Ao se promover o uso massivo do Poder Judiciário, em muitos casos, abusando do direito de ação a ponto de aviltar a imagem de empresas, seu nome, sua credibilidade no mercado, as empresas que se sentirem lesadas poderão tomar medidas legais contra tais abusos, inclusive para fins de ressarcimento por danos materiais e morais.

Um exemplo desse abuso são as condutas praticadas pelos chamados "aplicativos abutres", os quais, sob a alegação de se tratarem de civictechs — estas, sim, plataformas criadas com o propósito de beneficiar os cidadãos —, praticam a captação irregular de clientes através de mídias sociais, sempre sob a promessa de lucro fácil. Esses "aplicativos abutres", inquestionavelmente, infringem o Estatuto da Ordem dos Advogados do Brasil e massificam o Poder Judiciário com milhares de demandas sem grandes critérios.

Da mesma forma, a parte que entra numa "aventura jurídica", seduzida pelos argumentos marqueteiros dos "aplicativos abutres", pode ser acusada de cometer um ato ilícito, em linhas com o artigo 187 do Código Civil [2], cuja consequência poderá ser sua condenação por litigância de má-fé. Da mesma forma, e como já tem ocorrido em diversos tribunais, o "aplicativo abutre" que ofereceu os serviços jurídicos, incitando dolosamente esse tipo de ação, também poderá ser responsabilizado, na forma do artigo 32 do Estatuto da OAB, posto que "o advogado é responsável pelos atos que, no exercício profissional, praticar com dolo ou culpa, respondendo solidariamente com seu cliente por lides temerárias que lesam as partes contrárias".
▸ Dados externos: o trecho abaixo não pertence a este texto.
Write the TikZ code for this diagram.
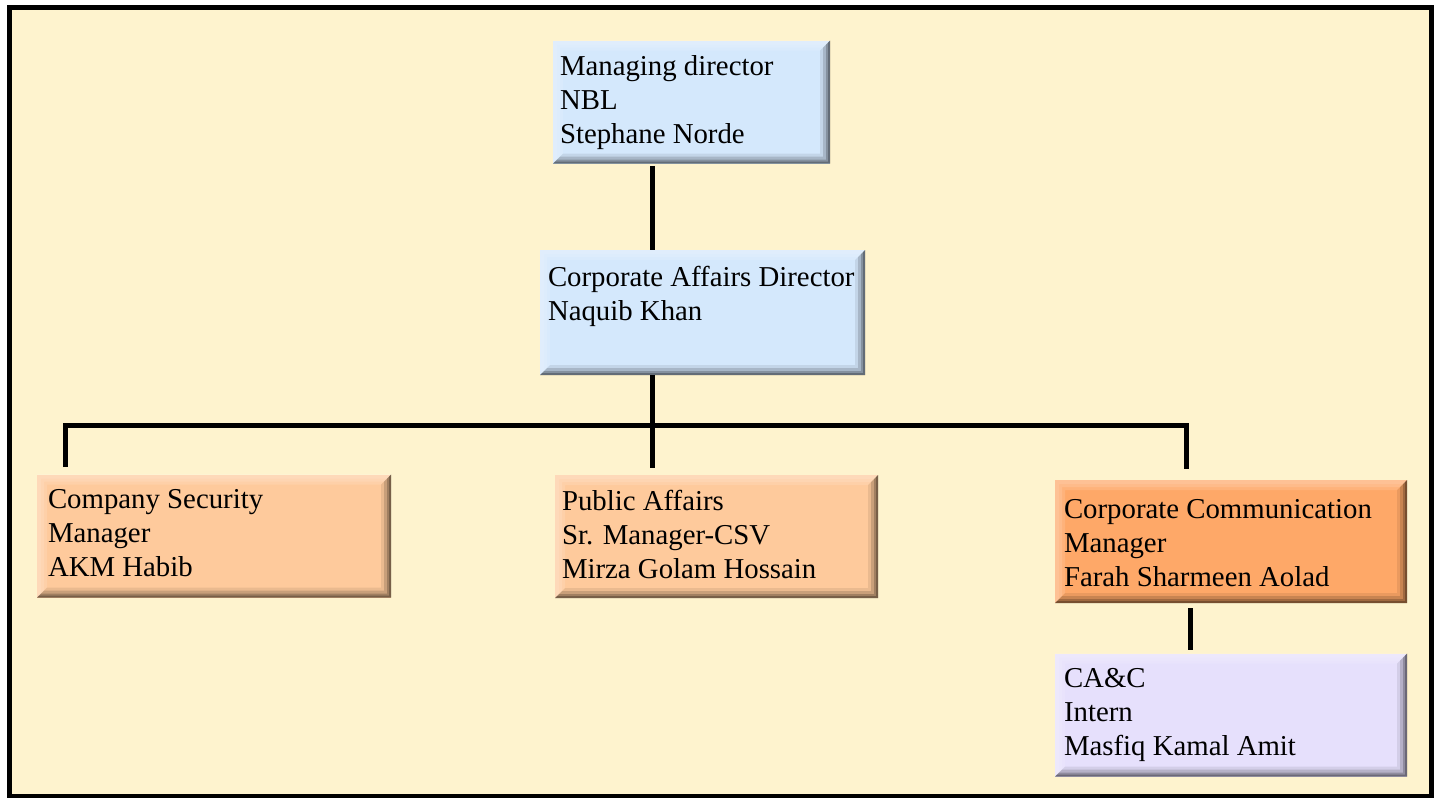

A massificação de ações temerárias ou de conflitos que poderiam ser resolvidos pelos canais não judiciais excede os limites impostos pelo princípio constitucional de acesso à Justiça, afrontando a boa-fé e o acesso à ordem jurídica justa, pois atrapalham todos os jurisdicionados que não tiveram alternativa de se socorrerem do Poder Judiciário. Por tabela, tais ações — divulgadas aos borbotões pelos aplicativos abutres — agridem a imagem de empresas a ponto de ofender sua honra objetiva. Em linhas gerais, essa atuação mercantil e nefasta viola diversos princípios de ordem pública.
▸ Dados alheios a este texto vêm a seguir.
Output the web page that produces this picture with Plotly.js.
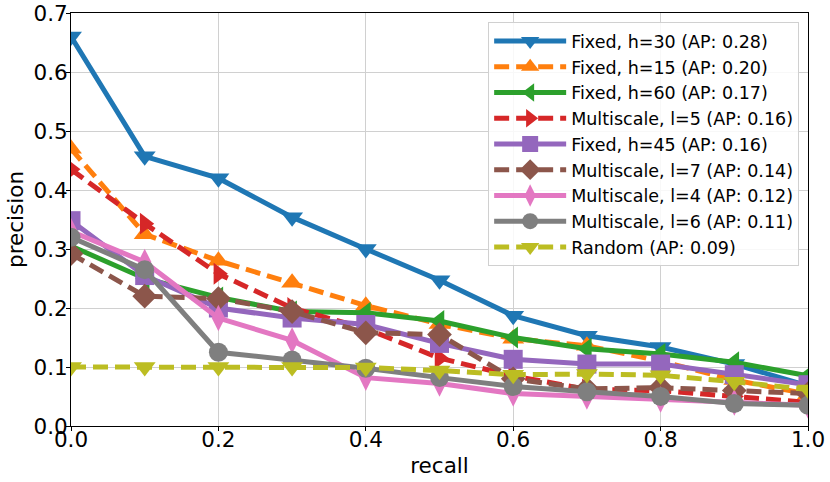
<!DOCTYPE html>
<html>
<head>
<meta charset="utf-8">
<script src="https://cdn.plot.ly/plotly-3.0.1.min.js"></script>
<style>
  html, body { margin: 0; padding: 0; background: #fff; }
  #chart { width: 830px; height: 482px; }
</style>
</head>
<body>
<div id="chart"></div>
<script>
var recall = [0.0, 0.1, 0.2, 0.3, 0.4, 0.5, 0.6, 0.7, 0.8, 0.9, 1.0];

var fixed30 = [0.66, 0.457, 0.42, 0.354, 0.30, 0.247, 0.187, 0.153, 0.134, 0.105, 0.068];
var fixed15 = [0.47, 0.325, 0.28, 0.243, 0.204, 0.173, 0.148, 0.136, 0.11, 0.078, 0.054];
var fixed60 = [0.305, 0.25, 0.218, 0.194, 0.192, 0.178, 0.15, 0.131, 0.122, 0.108, 0.085];
var multi5 = [0.435, 0.343, 0.258, 0.2, 0.165, 0.115, 0.085, 0.062, 0.06, 0.05, 0.04];
var fixed45 = [0.348, 0.255, 0.2, 0.183, 0.172, 0.14, 0.113, 0.105, 0.105, 0.087, 0.07];
var multi7 = [0.292, 0.22, 0.216, 0.194, 0.158, 0.155, 0.08, 0.063, 0.065, 0.06, 0.055];
var multi4 = [0.33, 0.278, 0.183, 0.145, 0.082, 0.072, 0.055, 0.05, 0.045, 0.04, 0.035];
var multi6 = [0.32, 0.265, 0.125, 0.112, 0.098, 0.082, 0.067, 0.058, 0.05, 0.038, 0.035];
var randomP = [0.1, 0.1, 0.1, 0.1, 0.099, 0.094, 0.087, 0.088, 0.086, 0.075, 0.062];

var names = [
    'Fixed, h=30 (AP: 0.28)',
    'Fixed, h=15 (AP: 0.20)',
    'Fixed, h=60 (AP: 0.17)',
    'Multiscale, l=5 (AP: 0.16)',
    'Fixed, h=45 (AP: 0.16)',
    'Multiscale, l=7 (AP: 0.14)',
    'Multiscale, l=4 (AP: 0.12)',
    'Multiscale, l=6 (AP: 0.11)',
    'Random (AP: 0.09)'
];
var series = [fixed30, fixed15, fixed60, multi5, fixed45, multi7, multi4, multi6, randomP];
var colors = ['#1f77b4', '#ff7f0e', '#2ca02c', '#d62728', '#9467bd', '#8c564b', '#e377c2', '#7f7f7f', '#bcbd22'];
var symbols = ['triangle-down', 'triangle-up', 'triangle-left', 'triangle-right', 'square', 'diamond', 'diamond-tall', 'circle', 'triangle-down'];
var dashed = [false, true, false, true, false, true, false, false, true];

var data = series.map(function (ys, i) {
    return {
        x: recall,
        y: ys,
        name: names[i],
        type: 'scatter',
        mode: 'lines+markers',
        line: {color: colors[i], width: 5, dash: dashed[i] ? '15px,7px' : 'solid'},
        marker: {symbol: symbols[i], size: 19, color: colors[i]}
    };
});

var font = 'DejaVu Sans, sans-serif';

var layout = {
    width: 830,
    height: 482,
    margin: {l: 71, r: 22, t: 13, b: 56},
    paper_bgcolor: '#fff',
    plot_bgcolor: '#fff',
    font: {family: font, color: '#000'},
    showlegend: true,
    xaxis: {
        range: [0, 1],
        tickvals: [0, 0.2, 0.4, 0.6, 0.8, 1.0],
        ticktext: ['0.0', '0.2', '0.4', '0.6', '0.8', '1.0'],
        tickfont: {size: 21.5, family: font},
        ticks: 'outside', ticklen: 4, tickcolor: '#000',
        ticklabelstandoff: -10,
        showgrid: true, gridcolor: '#d0d0d0', gridwidth: 1,
        showline: true, linecolor: '#000', linewidth: 1, mirror: true,
        zeroline: false,
        title: {text: 'recall', font: {size: 21.5, family: font}, standoff: 7}
    },
    yaxis: {
        range: [0, 0.7],
        tickvals: [0, 0.1, 0.2, 0.3, 0.4, 0.5, 0.6, 0.7],
        ticktext: ['0.0', '0.1', '0.2', '0.3', '0.4', '0.5', '0.6', '0.7'],
        tickfont: {size: 21.5, family: font},
        ticks: 'outside', ticklen: 4, tickcolor: '#000',
        ticklabelstandoff: -6,
        showgrid: true, gridcolor: '#d0d0d0', gridwidth: 1,
        showline: true, linecolor: '#000', linewidth: 1, mirror: true,
        zeroline: false,
        title: {text: 'precision', font: {size: 21.5, family: font}, standoff: 3}
    },
    legend: {
        x: 0.988, xanchor: 'right',
        y: 0.978, yanchor: 'top',
        bgcolor: 'rgba(255,255,255,0.85)',
        bordercolor: '#d0d0d0', borderwidth: 1,
        font: {size: 17.5, family: font},
        itemwidth: 72,
        tracegroupgap: 0
    }
};

Plotly.newPlot('chart', data, layout, {displayModeBar: false});
</script>
</body>
</html>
Em termos de law and economics, a busca massificada de consumidores que poderiam tentar resolver seus conflitos por meio de canais não judiciais faz com que o custo arcado por empresas de diversos tamanhos tenha de diluir tais despesas em detrimento de outros consumidores, que, ao final da linha, acabam pagando a conta. Além disso, o número absolutamente exagerado de demandas nas cortes brasileiras, sem nenhum outro similar no globo, faz com que o custo administrativo seja arcado por todos os contribuintes.

Sem dúvida, entre todos os problemas assumidos pela máquina pública brasileira, e por toda a alquebrada iniciativa privada que ainda resiste aos problemas trazidos pela pandemia da Covid-19, não é factível que os "aplicativos abutres" continuem contribuindo com a massificação de processos que poderiam ser resolvidos pelos canais administrativos, atuando em detrimento da imagem das empresas e praticando atos privativos da advocacia, de forma absolutamente ilegal e antiética, com propagandas patrocinadas em redes sociais.

Faz-se mais do que necessária uma atuação firme do próprio Poder Judiciário e da OAB contra esse tipo de aplicativos, apontados pelas empresas atingidas em sua honra objetiva, podendo e devendo estas se valerem dos meios cabíveis para, inclusive, resguardarem-se das consequências nefastas das atuações dos aplicativos, já que a busca da sustentabilidade social e econômica é um dever de todos.

 


[1] A pessoa jurídica pode sofrer dano moral.

[2] Art. 187. Também comete ato ilícito o titular de um direito que, ao exercê-lo, excede manifestamente os limites impostos pelo seu fim econômico ou social, pela boa-fé ou pelos bons costumes.